BUFFALO - The Seneca Indian Nation and New York state resolved a dispute Monday that has held up much-needed repairs to a portion of highway running through the tribe's western New York territory.
A joint statement said the two sides have agreed to a framework to allow work to start on the Southern Tier Expressway, Interstate 86, in Cattaraugus County, as well as other road projects on Seneca land.
Seneca President Robert Odawi Porter and Gov. Andrew Cuomo's administration have been at odds over fees sought by the Senecas to monitor the projects.
"Fixing I-86 is a public safety and economic priority, and I commend Governor Cuomo and the Seneca Nation for working together to find a solution. Getting construction underway immediately will put people to work and alleviate increasingly dangerous roadway conditions. The highway literally was breaking into pieces. We couldn't be more thrilled that an agreement was reached," said state Sen. Catherine Young, (R-Olean).
Last week, the feud escalated when state Transportation Commissioner Joan McDonald threatened to reallocate $47 million to other projects in the absence of a quick resolution.
"I am very pleased that the state has resolved the issues with the Seneca Nation as it relates to the upgrade of I-86," Assemblyman Andrew Goodell, (R-Chautauqua), told The Post-Journal.
Goodell said there were a number of reasons he was pleased, including first and foremost the fact "the road was in such terrible condition and was a safety hazard." He went on to mention how many phone calls he has received from constituents who have had tires blown out, or signs on their vehicles fall off due to the constant vibrations while traveling that stretch of road.
"I am familiar with that road as I travel it twice a week to and from Albany," Goodell said, noting he himself has had several mechanical repairs made to his vehicle including shocks, struts and rack and pinion work, most likely as a result from traveling that stretch of road.
"It's probably cost as much as the vehicle was worth," he said jokingly, noting the vehicle is well over the 200,000 mile mark.
Goodell also noted that a Jamestown company has been chosen to provide the asphalt for the project.
Under Monday's agreement, the Senecas will receive a 3 percent administrative fee on the $28.5 million Southern Tier Expressway repaving project. The nation had sought 3.5 percent, a fee amount it said had been built in to contracts involving work on nation territory since 1993 under the nation's Tribal Employment Rights Office (TERO) rules.

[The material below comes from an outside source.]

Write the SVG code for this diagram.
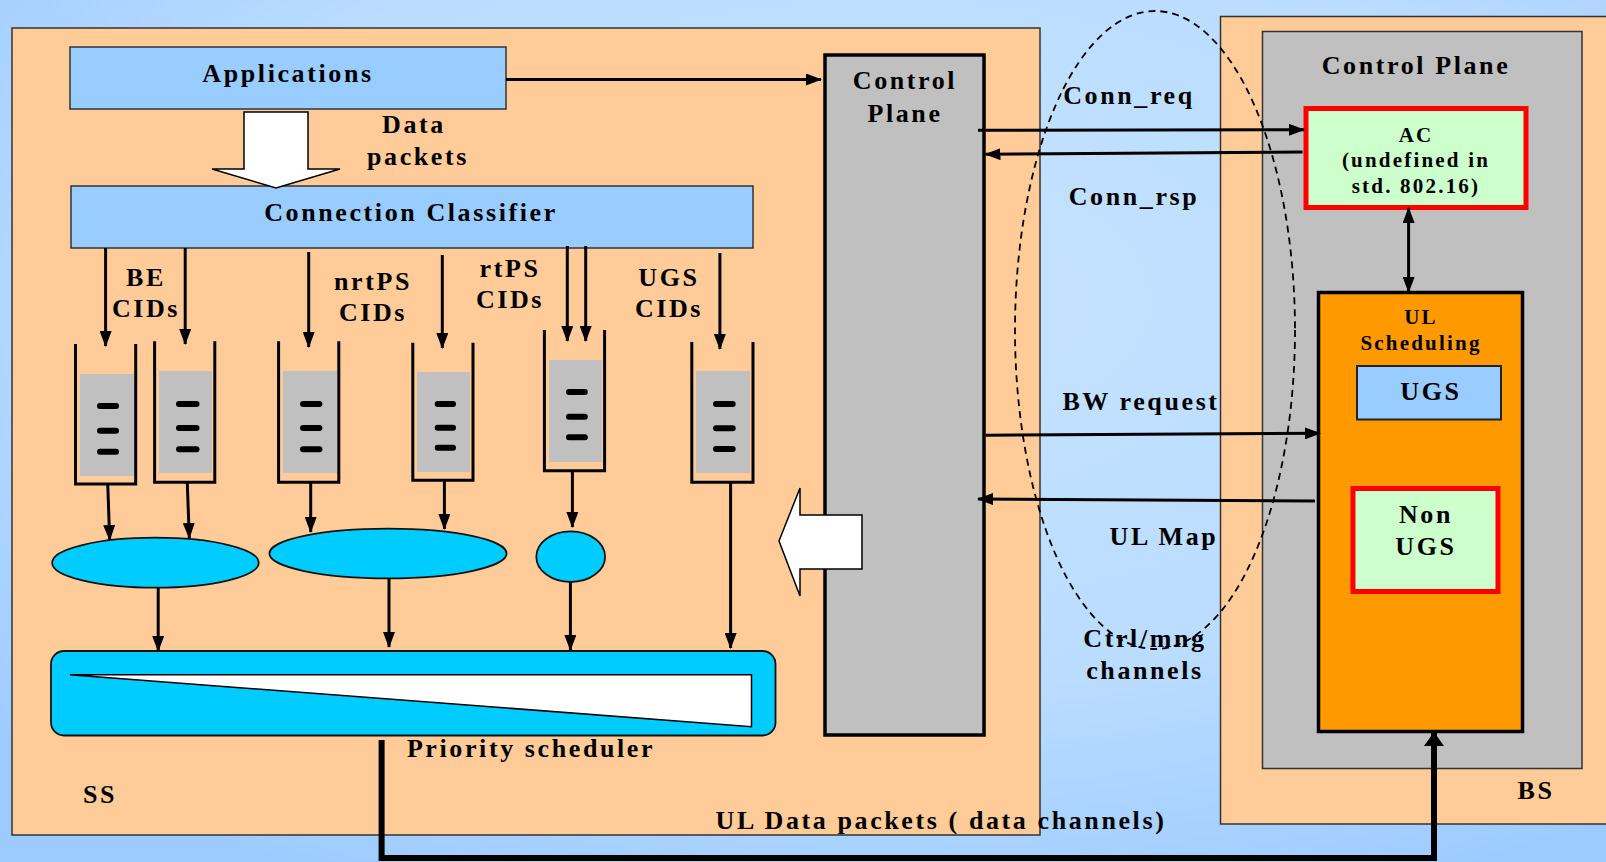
<svg xmlns="http://www.w3.org/2000/svg" width="1606" height="862" viewBox="0 0 1606 862">
<defs>
<radialGradient id="bg" cx="0.55" cy="0.35" r="0.75">
<stop offset="0" stop-color="#C6E3FF"/>
<stop offset="0.6" stop-color="#BADCFF"/>
<stop offset="1" stop-color="#9ECBFF"/>
</radialGradient>
<marker id="ah" viewBox="0 0 16 12" refX="15" refY="6" markerWidth="16" markerHeight="12" markerUnits="userSpaceOnUse" orient="auto-start-reverse"><path d="M0,0 L16,6 L0,12 z" fill="#000"/></marker>
<marker id="ahb" viewBox="0 0 14 20" refX="13" refY="10" markerWidth="14" markerHeight="20" markerUnits="userSpaceOnUse" orient="auto"><path d="M0,0 L14,10 L0,20 z" fill="#000"/></marker>
<style>
.t{font-family:"Liberation Serif","Times New Roman",serif;font-weight:bold;font-size:26px;letter-spacing:2.6px;text-anchor:middle;fill:#000}
.s{font-size:21px;letter-spacing:2.2px}
.box{stroke:#333;stroke-width:1.5}
.q{fill:none;stroke:#000;stroke-width:3}
.qf{fill:#C0C0C0}
.d{stroke:#000;stroke-width:6;stroke-linecap:round}
.c{fill:none;stroke:#000;stroke-width:3;marker-end:url(#ah)}
.el{fill:#00CCFF;stroke:#111;stroke-width:1.8}
.wa{fill:#fff;stroke:#000;stroke-width:1.5}
</style>
</defs>
<rect width="1606" height="862" fill="url(#bg)"/>

<g id="ss">
<rect class="box" x="12" y="28" width="1028" height="807" fill="#FFCC99"/>
</g>
<g id="bs">
<rect class="box" x="1220.5" y="16.5" width="400" height="807.5" fill="#FFCC99"/>
</g>
<g id="bs-control-plane">
<rect class="box" x="1262.5" y="31.5" width="319.5" height="737" fill="#C0C0C0"/>
</g>

<g id="applications">
<rect class="box" x="70" y="47" width="436" height="62" fill="#99CCFF"/>
</g>
<g id="classifier">
<rect class="box" x="71" y="186" width="682" height="62" fill="#99CCFF"/>
</g>
<g id="ss-control-plane">
<rect x="825" y="55" width="159" height="680" fill="#C0C0C0" stroke="#000" stroke-width="3.5"/>
</g>
<g id="ac">
<rect x="1306" y="108.5" width="220" height="99" fill="#CCFFCC" stroke="#FF0000" stroke-width="5"/>
</g>
<g id="ul-scheduling">
<rect x="1318.5" y="292.5" width="204" height="439" fill="#FF9900" stroke="#000" stroke-width="3.5"/>
</g>
<g id="ugs-box">
<rect x="1357" y="366" width="144" height="53.5" fill="#99CCFF" stroke="#222" stroke-width="2"/>
</g>
<g id="nonugs-box">
<rect x="1353" y="488.5" width="145" height="103" fill="#CCFFCC" stroke="#FF0000" stroke-width="5"/>
</g>

<g id="queue1">
<rect class="qf" x="80" y="374" width="54" height="102"/>
<path class="q" d="M75.5,344 V484 H135.7 V344"/>
<line class="d" x1="100" y1="406" x2="116" y2="406"/><line class="d" x1="100" y1="430.7" x2="116" y2="430.7"/><line class="d" x1="100" y1="451.7" x2="116" y2="451.7"/>
</g>
<g id="queue2">
<rect class="qf" x="159" y="371" width="53" height="102"/>
<path class="q" d="M154.6,341.3 V482.3 H214.8 V341.3"/>
<line class="d" x1="179" y1="404" x2="196.5" y2="404"/><line class="d" x1="179" y1="428" x2="196.5" y2="428"/><line class="d" x1="179" y1="449.3" x2="196.5" y2="449.3"/>
</g>
<g id="queue3">
<rect class="qf" x="283" y="371" width="54" height="102"/>
<path class="q" d="M278.6,341.3 V482.3 H338.8 V341.3"/>
<line class="d" x1="303" y1="404" x2="319.4" y2="404"/><line class="d" x1="303" y1="428" x2="319.4" y2="428"/><line class="d" x1="303" y1="449.3" x2="319.4" y2="449.3"/>
</g>
<g id="queue4">
<rect class="qf" x="417" y="372" width="53" height="100"/>
<path class="q" d="M412.8,342.7 V480.3 H473 V342.7"/>
<line class="d" x1="437.7" y1="404" x2="453" y2="404"/><line class="d" x1="437.7" y1="427.7" x2="453" y2="427.7"/><line class="d" x1="437.7" y1="447.7" x2="453" y2="447.7"/>
</g>
<g id="queue5">
<rect class="qf" x="549" y="360" width="53" height="102"/>
<path class="q" d="M544.4,330 V470.7 H604.6 V330"/>
<line class="d" x1="569" y1="392" x2="584.8" y2="392"/><line class="d" x1="569" y1="416.7" x2="584.8" y2="416.7"/><line class="d" x1="569" y1="437.3" x2="584.8" y2="437.3"/>
</g>
<g id="queue6">
<rect class="qf" x="696" y="371" width="54" height="102"/>
<path class="q" d="M691.8,342 V482.3 H753 V342"/>
<line class="d" x1="716" y1="404" x2="732.7" y2="404"/><line class="d" x1="716" y1="428.3" x2="732.7" y2="428.3"/><line class="d" x1="716" y1="449" x2="732.7" y2="449"/>
</g>

<g id="be-merge"><ellipse class="el" cx="155.4" cy="562.7" rx="103.3" ry="25"/></g>
<g id="nrtps-merge"><ellipse class="el" cx="388" cy="553.5" rx="118.6" ry="24.8"/></g>
<g id="rtps-merge"><ellipse class="el" cx="570.7" cy="556.7" rx="34.4" ry="25.3"/></g>

<g id="priority-scheduler">
<rect x="51" y="651" width="724.5" height="84.5" rx="13" fill="#00CCFF" stroke="#111" stroke-width="1.8"/>
<polygon points="69.9,674.7 751.5,674.7 751.5,726.7" fill="#fff" stroke="#000" stroke-width="1.5"/>
</g>

<g id="connectors">
<line class="c" x1="506" y1="79.5" x2="821" y2="79.5"/>
<line class="c" x1="105.6" y1="248" x2="105.6" y2="346"/>
<line class="c" x1="185.2" y1="248" x2="185.2" y2="344"/>
<line class="c" x1="308.7" y1="252" x2="308.7" y2="347"/>
<line class="c" x1="442.3" y1="255" x2="442.3" y2="348"/>
<line class="c" x1="567.3" y1="246" x2="567.3" y2="341"/>
<line class="c" x1="585.7" y1="246" x2="585.7" y2="341"/>
<line class="c" x1="719.9" y1="253" x2="719.9" y2="349"/>
<line class="c" x1="107.7" y1="483" x2="109.7" y2="540"/>
<line class="c" x1="187.2" y1="481" x2="189.3" y2="538"/>
<line class="c" x1="310.7" y1="482" x2="310.7" y2="532"/>
<line class="c" x1="444.4" y1="480" x2="444.4" y2="529"/>
<line class="c" x1="572.4" y1="471" x2="572.4" y2="527"/>
<line class="c" x1="158.2" y1="588" x2="158.2" y2="651"/>
<line class="c" x1="389" y1="578" x2="389" y2="647"/>
<line class="c" x1="570.4" y1="582" x2="570.4" y2="650"/>
<line class="c" x1="730.6" y1="482" x2="730.6" y2="648"/>
<line class="c" x1="978" y1="130.3" x2="1304" y2="129.8"/>
<line class="c" x1="1302.6" y1="152" x2="985.5" y2="154.3"/>
<line class="c" x1="1408.6" y1="208" x2="1408.6" y2="292" marker-start="url(#ah)"/>
<line class="c" x1="985.5" y1="435.3" x2="1320" y2="433.3"/>
<line class="c" x1="1315" y1="501" x2="978" y2="499"/>
<path d="M381.6,740 V858 H1434 V733" fill="none" stroke="#000" stroke-width="6" marker-end="url(#ahb)"/>
</g>

<g id="data-packets-arrow">
<polygon class="wa" points="244,112 308,112 308,169 340,169 276,188 212,169 244,169"/>
</g>
<g id="ul-map-arrow">
<polygon class="wa" points="862,515 800,515 800,488 779,541 800,596 800,569 862,569"/>
</g>

<g id="ctrl-channels">
<ellipse cx="1155" cy="330" rx="140" ry="319" fill="none" stroke="#000" stroke-width="1.8" stroke-dasharray="7,5"/>
</g>

<g id="labels">
<text class="t" x="288" y="82">Applications</text>
<text class="t" x="414" y="133">Data</text>
<text class="t" x="418" y="165">packets</text>
<text class="t" x="411" y="221">Connection Classifier</text>
<text class="t" x="146" y="286">BE</text>
<text class="t" x="146" y="317">CIDs</text>
<text class="t" x="373" y="290">nrtPS</text>
<text class="t" x="373" y="321">CIDs</text>
<text class="t" x="510" y="277">rtPS</text>
<text class="t" x="510" y="308">CIDs</text>
<text class="t" x="669" y="286">UGS</text>
<text class="t" x="669" y="317">CIDs</text>
<text class="t" x="905" y="89">Control</text>
<text class="t" x="905" y="122">Plane</text>
<text class="t" x="1416" y="74">Control Plane</text>
<text class="t" x="1129" y="104">Conn_req</text>
<text class="t" x="1134" y="205">Conn_rsp</text>
<text class="t s" x="1416" y="142">AC</text>
<text class="t s" x="1416" y="167">(undefined in</text>
<text class="t s" x="1416" y="193">std. 802.16)</text>
<text class="t s" x="1421" y="324">UL</text>
<text class="t s" x="1421" y="350">Scheduling</text>
<text class="t" x="1141" y="410">BW request</text>
<text class="t" x="1164" y="545">UL Map</text>
<text class="t" x="1431" y="400">UGS</text>
<text class="t" x="1426" y="523">Non</text>
<text class="t" x="1426" y="555">UGS</text>
<text class="t" x="1145" y="647">Ctrl/mng</text>
<text class="t" x="1145" y="679">channels</text>
<text class="t" x="531" y="757">Priority scheduler</text>
<text class="t" x="100" y="803">SS</text>
<text class="t" x="941" y="829">UL Data packets ( data channels)</text>
<text class="t" x="1536" y="799">BS</text>
</g>
</svg>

Tribal leaders said they were told by state officials in May that the state would not apply TERO rules to the Southern Tier Expressway project or any others going forward. McDonald said last week the department was willing to pay the fees, but not increased fees sought by the Senecas.
Monday's one-paragraph statement said the agreement had been approved by the Seneca Tribal Council and that "the contractor will deploy to the site as soon as feasible."
"The traveling public is ecstatic," Assemblyman Joe Giglio (R-Gowanda), said. "Thousands of residents from the Southern Tier and Western New York must travel I-86 for work and other essential purposes, and the improvement of the highway will make it safely passable once again. Commercial trucks and trailers transporting goods to small and large businesses across our area will be able to do so via a highway that is safe."